━━ SUPPLIED MATERIAL ━━

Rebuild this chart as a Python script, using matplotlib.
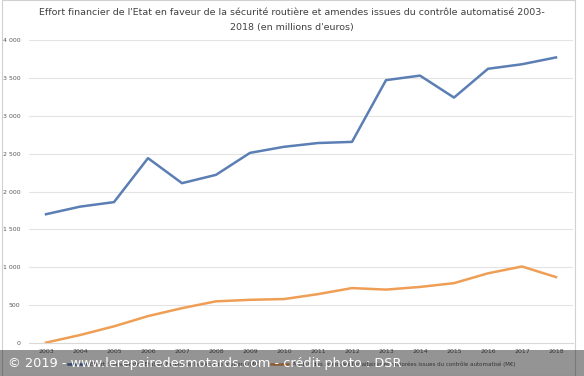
import matplotlib
matplotlib.use("Agg")
import matplotlib.pyplot as plt
from matplotlib.patches import Rectangle

years = [str(y) for y in range(2003, 2019)]
effort_etat = [1700, 1800, 1860, 2440, 2110, 2220, 2510, 2590, 2640, 2655, 3470, 3530, 3240, 3620, 3680, 3770]
amendes = [5, 105, 220, 355, 460, 550, 570, 580, 645, 725, 705, 740, 790, 920, 1010, 870]
yticks = [0, 500, 1000, 1500, 2000, 2500, 3000, 3500, 4000]
ytick_labels = ["0", "500", "1 000", "1 500", "2 000", "2 500", "3 000", "3 500", "4 000"]

title = ("Effort financier de l'Etat en faveur de la sécurité routière et amendes issues du contrôle automatisé 2003-\n"
         "2018 (en millions d'euros)")
label_blue = "Effort financier de l'Etat en faveur de la sécurité routière (M€)"
label_orange = "Produit des amendes forfaitaires et majorées issues du contrôle automatisé (M€)"
watermark = "© 2019 - www.lerepairedesmotards.com - crédit photo : DSR"

fig = plt.figure(figsize=(5.84, 3.76), dpi=100)
fig.patch.set_facecolor("white")
ax = fig.add_axes([29/584, 1-343/376, (573-29)/584, (343-40)/376])

x = list(range(len(years)))
ax.plot(x, effort_etat, color="#5b7fb4", lw=1.8, label=label_blue)
ax.plot(x, amendes, color="#ef9e55", lw=1.8, label=label_orange)

ax.set_xlim(-0.5, len(years) - 0.5)
ax.set_ylim(0, 4000)
ax.set_yticks(yticks)
ax.set_yticklabels(ytick_labels)
ax.set_xticks(x)
ax.set_xticklabels(years)
ax.tick_params(axis="both", length=0, labelsize=4.5, colors="#595959")
ax.tick_params(axis="y", pad=6)
ax.tick_params(axis="x", pad=4)
ax.grid(axis="y", color="#e3e3e3", lw=0.8)
ax.set_axisbelow(True)
for s in ["top", "right", "left"]:
    ax.spines[s].set_visible(False)
ax.spines["bottom"].set_color("#d9d9d9")
ax.spines["bottom"].set_linewidth(0.8)

fig.text(0.5, 1-20/376, title, ha="center", va="center", fontsize=6.8, color="#404040",
         linespacing=1.75)

fig.legend(loc="center", bbox_to_anchor=(0.5, 1-364/376), ncol=2, frameon=False,
           fontsize=4, labelcolor="#595959", handlelength=3, columnspacing=2)

# chart border
fig.add_artist(Rectangle((2/584, 0.0), 573/584, 1.0, transform=fig.transFigure,
                         fill=False, edgecolor="#d0d0d0", lw=0.8))
# watermark band
fig.add_artist(Rectangle((0, 0), 1, 26/376, transform=fig.transFigure,
                         facecolor="#000000", alpha=0.42, edgecolor="none", zorder=10))
fig.text(8/584, 13/376, watermark, ha="left", va="center", fontsize=9.3, color="white",
         zorder=11)

fig.savefig("out.png", dpi=100)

━━━

**OBJECTIVE**
Print each line of the material above exactly, with the pictures removed from your copy.

**FULL OUTPUT**
Rebuild this chart as a Python script, using matplotlib.
import matplotlib
matplotlib.use("Agg")
import matplotlib.pyplot as plt
from matplotlib.patches import Rectangle

years = [str(y) for y in range(2003, 2019)]
effort_etat = [1700, 1800, 1860, 2440, 2110, 2220, 2510, 2590, 2640, 2655, 3470, 3530, 3240, 3620, 3680, 3770]
amendes = [5, 105, 220, 355, 460, 550, 570, 580, 645, 725, 705, 740, 790, 920, 1010, 870]
yticks = [0, 500, 1000, 1500, 2000, 2500, 3000, 3500, 4000]
ytick_labels = ["0", "500", "1 000", "1 500", "2 000", "2 500", "3 000", "3 500", "4 000"]

title = ("Effort financier de l'Etat en faveur de la sécurité routière et amendes issues du contrôle automatisé 2003-\n"
         "2018 (en millions d'euros)")
label_blue = "Effort financier de l'Etat en faveur de la sécurité routière (M€)"
label_orange = "Produit des amendes forfaitaires et majorées issues du contrôle automatisé (M€)"
watermark = "© 2019 - www.lerepairedesmotards.com - crédit photo : DSR"

fig = plt.figure(figsize=(5.84, 3.76), dpi=100)
fig.patch.set_facecolor("white")
ax = fig.add_axes([29/584, 1-343/376, (573-29)/584, (343-40)/376])

x = list(range(len(years)))
ax.plot(x, effort_etat, color="#5b7fb4", lw=1.8, label=label_blue)
ax.plot(x, amendes, color="#ef9e55", lw=1.8, label=label_orange)

ax.set_xlim(-0.5, len(years) - 0.5)
ax.set_ylim(0, 4000)
ax.set_yticks(yticks)
ax.set_yticklabels(ytick_labels)
ax.set_xticks(x)
ax.set_xticklabels(years)
ax.tick_params(axis="both", length=0, labelsize=4.5, colors="#595959")
ax.tick_params(axis="y", pad=6)
ax.tick_params(axis="x", pad=4)
ax.grid(axis="y", color="#e3e3e3", lw=0.8)
ax.set_axisbelow(True)
for s in ["top", "right", "left"]:
    ax.spines[s].set_visible(False)
ax.spines["bottom"].set_color("#d9d9d9")
ax.spines["bottom"].set_linewidth(0.8)

fig.text(0.5, 1-20/376, title, ha="center", va="center", fontsize=6.8, color="#404040",
         linespacing=1.75)

fig.legend(loc="center", bbox_to_anchor=(0.5, 1-364/376), ncol=2, frameon=False,
           fontsize=4, labelcolor="#595959", handlelength=3, columnspacing=2)

# chart border
fig.add_artist(Rectangle((2/584, 0.0), 573/584, 1.0, transform=fig.transFigure,
                         fill=False, edgecolor="#d0d0d0", lw=0.8))
# watermark band
fig.add_artist(Rectangle((0, 0), 1, 26/376, transform=fig.transFigure,
                         facecolor="#000000", alpha=0.42, edgecolor="none", zorder=10))
fig.text(8/584, 13/376, watermark, ha="left", va="center", fontsize=9.3, color="white",
         zorder=11)

fig.savefig("out.png", dpi=100)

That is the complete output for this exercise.